* Short task
Drop the images; return everything else in the listing below exactly.

* Raw data
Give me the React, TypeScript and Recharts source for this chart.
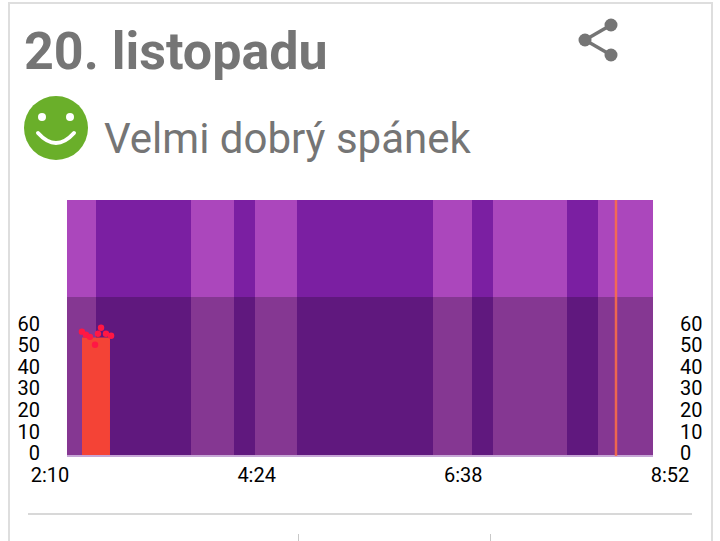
import React from "react";
import {
  ComposedChart,
  XAxis,
  YAxis,
  ReferenceArea,
  ReferenceLine,
  Area,
  Line,
} from "recharts";

const TITLE = "20. listopadu";
const SUBTITLE = "Velmi dobrý spánek";
const timeTicks = [130, 264, 398, 532];
const timeLabels: Record<number, string> = { 130: "2:10", 264: "4:24", 398: "6:38", 532: "8:52" };
const hrTicks = [0, 10, 20, 30, 40, 50, 60];

// sleep phases, in minutes from midnight on the tick scale
const phaseStarts = [141.02, 159.83, 221.42, 249.3, 262.92, 290.15, 378.33, 403.62, 417.24, 465.22, 485.32];
const phaseEnds = [159.83, 221.42, 249.3, 262.92, 290.15, 378.33, 403.62, 417.24, 465.22, 485.32, 520.98];
const phaseDeep = [false, true, false, true, false, true, false, true, false, true, false];

const barSeries = [
  { t: 150.75, v: 55 },
  { t: 168.9, v: 55 },
];
const hrTimes = [150.7, 153.3, 155.9, 159.2, 161.1, 163.1, 166.3, 169.6];
const hrValues = [57.7, 56.3, 55.3, 51.6, 56.7, 59.5, 56.7, 55.8];
const hrSeries = hrTimes.map((t, i) => ({ t, v: hrValues[i] }));
const nowMarker = 496.98;
const shadeStart = 141.02;
const shadeEnd = 520.98;
const shadeTop = 73.8;
const yMax = 118.8;

const font = "Roboto, sans-serif";

export default function App() {
  return (
    <div style={{ position: "absolute", left: 0, top: 0, width: 720, height: 541, overflow: "hidden", background: "#fff", fontFamily: font }}>
      <div style={{ position: "absolute", left: 8, top: 2, width: 701, height: 560, border: "2px solid #dedede", borderBottom: "none" }} />
      <div style={{ position: "absolute", left: 24, top: 22, fontSize: 52, fontWeight: 700, color: "#757575", lineHeight: "60px", whiteSpace: "nowrap" }}>{TITLE}</div>
      <svg style={{ position: "absolute", left: 570, top: 10 }} width="56" height="60">
        <g fill="#757575" stroke="#757575">
          <line x1="41" y1="15" x2="15" y2="30" strokeWidth="3.5" />
          <line x1="15" y1="30" x2="41" y2="45" strokeWidth="3.5" />
          <circle cx="41" cy="15" r="6.5" strokeWidth="0" />
          <circle cx="15" cy="30" r="6.5" strokeWidth="0" />
          <circle cx="41" cy="45" r="6.5" strokeWidth="0" />
        </g>
      </svg>
      <svg style={{ position: "absolute", left: 24, top: 96 }} width="64" height="64">
        <circle cx="32" cy="32" r="32" fill="#6aaf2a" />
        <circle cx="18" cy="21" r="4" fill="#fff" />
        <circle cx="46" cy="21" r="4" fill="#fff" />
        <path d="M14 37 Q32 57 50 37" fill="none" stroke="#fff" strokeWidth="4" strokeLinecap="round" />
      </svg>
      <div style={{ position: "absolute", left: 104, top: 113, fontSize: 42, color: "#757575", lineHeight: "52px", whiteSpace: "nowrap" }}>{SUBTITLE}</div>

      <div style={{ position: "absolute", left: 28, top: 513, width: 664, height: 2, background: "#d8d8d8" }} />
      <div style={{ position: "absolute", left: 298, top: 534, width: 1, height: 10, background: "#c8c8c8" }} />
      <div style={{ position: "absolute", left: 490, top: 534, width: 1, height: 10, background: "#c8c8c8" }} />

      <div style={{ position: "absolute", left: 0, top: 0 }}>
        <ComposedChart
          width={720}
          height={500}
          margin={{ top: 200, right: 0, bottom: 0, left: 0 }}
          data={hrSeries}
        >
          <XAxis
            dataKey="t"
            type="number"
            domain={[130, 532]}
            ticks={timeTicks}
            tickFormatter={(v: number) => timeLabels[v]}
            axisLine={false}
            tickLine={false}
            interval={0}
            allowDataOverflow
            tick={{ fill: "#000", fontSize: 20, fontFamily: font }}
            tickMargin={6}
            height={44}
          />
          <YAxis
            yAxisId="left"
            type="number"
            domain={[0, yMax]}
            ticks={hrTicks}
            axisLine={false}
            tickLine={false}
            interval={0}
            width={50}
            tickMargin={4}
            tick={{ fill: "#000", fontSize: 20, fontFamily: font, dy: -3 }}
          />
          <YAxis
            yAxisId="right"
            orientation="right"
            type="number"
            domain={[0, yMax]}
            ticks={hrTicks}
            axisLine={false}
            tickLine={false}
            interval={0}
            width={50}
            tickMargin={4}
            tick={{ fill: "#000", fontSize: 20, fontFamily: font, dy: -3 }}
          />
          {phaseStarts.map((s, i) => (
            <ReferenceArea
              key={i}
              yAxisId="left"
              x1={s}
              x2={phaseEnds[i]}
              y1={0}
              y2={yMax}
              fill={phaseDeep[i] ? "#7b1fa2" : "#ab47bc"}
              fillOpacity={1}
              stroke="none"
            />
          ))}
          <ReferenceArea
            yAxisId="left"
            x1={shadeStart}
            x2={shadeEnd}
            y1={0}
            y2={shadeTop}
            fill="#000"
            fillOpacity={0.22}
            stroke="none"
          />
          <ReferenceLine
            yAxisId="left"
            segment={[{ x: shadeStart, y: 0 }, { x: shadeEnd, y: 0 }]}
            stroke="#c6a6d6"
            strokeWidth={2}
          />
          <ReferenceLine yAxisId="left" x={nowMarker} stroke="#ff7043" strokeOpacity={0.85} strokeWidth={2.5} />
          <Area
            yAxisId="left"
            data={barSeries}
            dataKey="v"
            type="linear"
            stroke="none"
            fill="#f44336"
            fillOpacity={1}
            dot={false}
            activeDot={false}
            isAnimationActive={false}
          />
          <Line
            yAxisId="left"
            data={hrSeries}
            dataKey="v"
            type="linear"
            stroke="none"
            dot={{ r: 3.2, fill: "#ff1744", stroke: "none" }}
            activeDot={false}
            isAnimationActive={false}
          />
          <Line
            yAxisId="right"
            data={hrSeries}
            dataKey="v"
            type="linear"
            stroke="none"
            dot={false}
            activeDot={false}
            isAnimationActive={false}
          />
        </ComposedChart>
      </div>
    </div>
  );
}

* Full solution
Give me the React, TypeScript and Recharts source for this chart.
import React from "react";
import {
  ComposedChart,
  XAxis,
  YAxis,
  ReferenceArea,
  ReferenceLine,
  Area,
  Line,
} from "recharts";

const TITLE = "20. listopadu";
const SUBTITLE = "Velmi dobrý spánek";
const timeTicks = [130, 264, 398, 532];
const timeLabels: Record<number, string> = { 130: "2:10", 264: "4:24", 398: "6:38", 532: "8:52" };
const hrTicks = [0, 10, 20, 30, 40, 50, 60];

// sleep phases, in minutes from midnight on the tick scale
const phaseStarts = [141.02, 159.83, 221.42, 249.3, 262.92, 290.15, 378.33, 403.62, 417.24, 465.22, 485.32];
const phaseEnds = [159.83, 221.42, 249.3, 262.92, 290.15, 378.33, 403.62, 417.24, 465.22, 485.32, 520.98];
const phaseDeep = [false, true, false, true, false, true, false, true, false, true, false];

const barSeries = [
  { t: 150.75, v: 55 },
  { t: 168.9, v: 55 },
];
const hrTimes = [150.7, 153.3, 155.9, 159.2, 161.1, 163.1, 166.3, 169.6];
const hrValues = [57.7, 56.3, 55.3, 51.6, 56.7, 59.5, 56.7, 55.8];
const hrSeries = hrTimes.map((t, i) => ({ t, v: hrValues[i] }));
const nowMarker = 496.98;
const shadeStart = 141.02;
const shadeEnd = 520.98;
const shadeTop = 73.8;
const yMax = 118.8;

const font = "Roboto, sans-serif";

export default function App() {
  return (
    <div style={{ position: "absolute", left: 0, top: 0, width: 720, height: 541, overflow: "hidden", background: "#fff", fontFamily: font }}>
      <div style={{ position: "absolute", left: 8, top: 2, width: 701, height: 560, border: "2px solid #dedede", borderBottom: "none" }} />
      <div style={{ position: "absolute", left: 24, top: 22, fontSize: 52, fontWeight: 700, color: "#757575", lineHeight: "60px", whiteSpace: "nowrap" }}>{TITLE}</div>
      <svg style={{ position: "absolute", left: 570, top: 10 }} width="56" height="60">
        <g fill="#757575" stroke="#757575">
          <line x1="41" y1="15" x2="15" y2="30" strokeWidth="3.5" />
          <line x1="15" y1="30" x2="41" y2="45" strokeWidth="3.5" />
          <circle cx="41" cy="15" r="6.5" strokeWidth="0" />
          <circle cx="15" cy="30" r="6.5" strokeWidth="0" />
          <circle cx="41" cy="45" r="6.5" strokeWidth="0" />
        </g>
      </svg>
      <svg style={{ position: "absolute", left: 24, top: 96 }} width="64" height="64">
        <circle cx="32" cy="32" r="32" fill="#6aaf2a" />
        <circle cx="18" cy="21" r="4" fill="#fff" />
        <circle cx="46" cy="21" r="4" fill="#fff" />
        <path d="M14 37 Q32 57 50 37" fill="none" stroke="#fff" strokeWidth="4" strokeLinecap="round" />
      </svg>
      <div style={{ position: "absolute", left: 104, top: 113, fontSize: 42, color: "#757575", lineHeight: "52px", whiteSpace: "nowrap" }}>{SUBTITLE}</div>

      <div style={{ position: "absolute", left: 28, top: 513, width: 664, height: 2, background: "#d8d8d8" }} />
      <div style={{ position: "absolute", left: 298, top: 534, width: 1, height: 10, background: "#c8c8c8" }} />
      <div style={{ position: "absolute", left: 490, top: 534, width: 1, height: 10, background: "#c8c8c8" }} />

      <div style={{ position: "absolute", left: 0, top: 0 }}>
        <ComposedChart
          width={720}
          height={500}
          margin={{ top: 200, right: 0, bottom: 0, left: 0 }}
          data={hrSeries}
        >
          <XAxis
            dataKey="t"
            type="number"
            domain={[130, 532]}
            ticks={timeTicks}
            tickFormatter={(v: number) => timeLabels[v]}
            axisLine={false}
            tickLine={false}
            interval={0}
            allowDataOverflow
            tick={{ fill: "#000", fontSize: 20, fontFamily: font }}
            tickMargin={6}
            height={44}
          />
          <YAxis
            yAxisId="left"
            type="number"
            domain={[0, yMax]}
            ticks={hrTicks}
            axisLine={false}
            tickLine={false}
            interval={0}
            width={50}
            tickMargin={4}
            tick={{ fill: "#000", fontSize: 20, fontFamily: font, dy: -3 }}
          />
          <YAxis
            yAxisId="right"
            orientation="right"
            type="number"
            domain={[0, yMax]}
            ticks={hrTicks}
            axisLine={false}
            tickLine={false}
            interval={0}
            width={50}
            tickMargin={4}
            tick={{ fill: "#000", fontSize: 20, fontFamily: font, dy: -3 }}
          />
          {phaseStarts.map((s, i) => (
            <ReferenceArea
              key={i}
              yAxisId="left"
              x1={s}
              x2={phaseEnds[i]}
              y1={0}
              y2={yMax}
              fill={phaseDeep[i] ? "#7b1fa2" : "#ab47bc"}
              fillOpacity={1}
              stroke="none"
            />
          ))}
          <ReferenceArea
            yAxisId="left"
            x1={shadeStart}
            x2={shadeEnd}
            y1={0}
            y2={shadeTop}
            fill="#000"
            fillOpacity={0.22}
            stroke="none"
          />
          <ReferenceLine
            yAxisId="left"
            segment={[{ x: shadeStart, y: 0 }, { x: shadeEnd, y: 0 }]}
            stroke="#c6a6d6"
            strokeWidth={2}
          />
          <ReferenceLine yAxisId="left" x={nowMarker} stroke="#ff7043" strokeOpacity={0.85} strokeWidth={2.5} />
          <Area
            yAxisId="left"
            data={barSeries}
            dataKey="v"
            type="linear"
            stroke="none"
            fill="#f44336"
            fillOpacity={1}
            dot={false}
            activeDot={false}
            isAnimationActive={false}
          />
          <Line
            yAxisId="left"
            data={hrSeries}
            dataKey="v"
            type="linear"
            stroke="none"
            dot={{ r: 3.2, fill: "#ff1744", stroke: "none" }}
            activeDot={false}
            isAnimationActive={false}
          />
          <Line
            yAxisId="right"
            data={hrSeries}
            dataKey="v"
            type="linear"
            stroke="none"
            dot={false}
            activeDot={false}
            isAnimationActive={false}
          />
        </ComposedChart>
      </div>
    </div>
  );
}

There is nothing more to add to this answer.